A pair of broken springs caused an ATR passenger aircraft 71 people on board to change its destination and make an emergency landing.
The Transport Accident Investigation Commission today published its final report on the April 2017 incident.
The crew of the Auckland-Nelson flight were alerted that the landing gear was not locked in down position for landing. They diverted to Palmerston North and landed successful with undercarriage intact, no injuries, and one burst tyre.
The Chief Investigator of Accidents, Aaron Holman, said the landing gear problem was caused by two broken springs.
“Those springs are meant to lock the landing gear in the ‘down’ position, but they broke when cracks formed due to corrosion hastened by salty air,” said Mr Holman
“This inquiry showed that the maintenance programme for the springs was unlikely to have fore-warned of the cracking, or to have required preventive maintenance.”

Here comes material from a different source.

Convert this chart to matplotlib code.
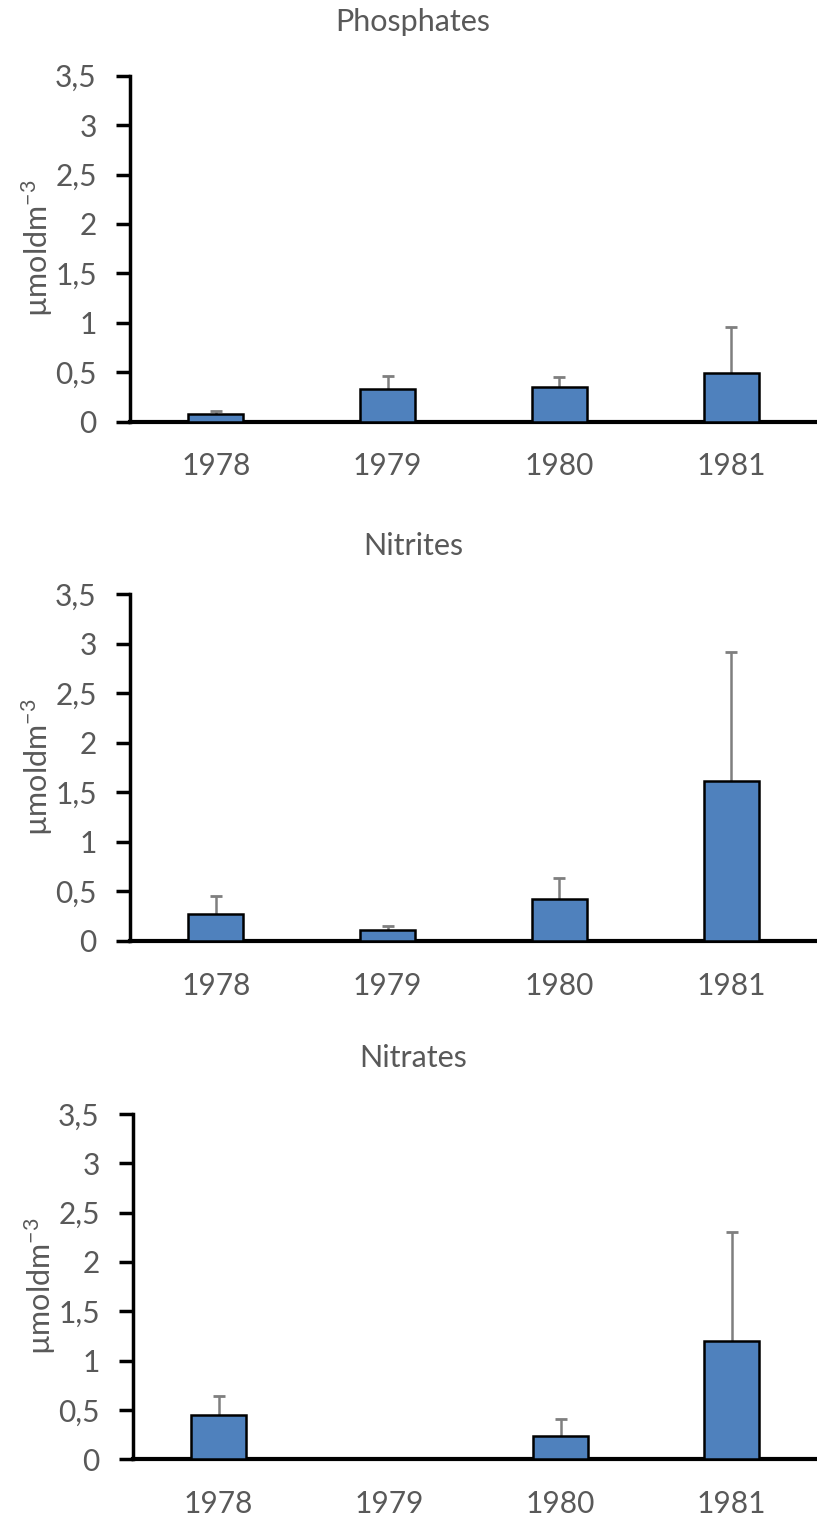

The aircraft operator has addressed this safety issue by inspecting landing gear locking springs across its fleet of ATR72s. It also has a new maintenance programme for such springs, and replaces them more frequently.
The manufacturer has also responded by updating its maintenance manual for ATR72s worldwide and its training systems now include a scenario based on this incident.
For these reasons the Commission had no need to make recommendations in this case.
The Commission inquires into accidents and incidents that have - or are likely to have - significant implications for transport safety, or when the inquiry may allow the Commission to make findings or recommendations to improve transport safety.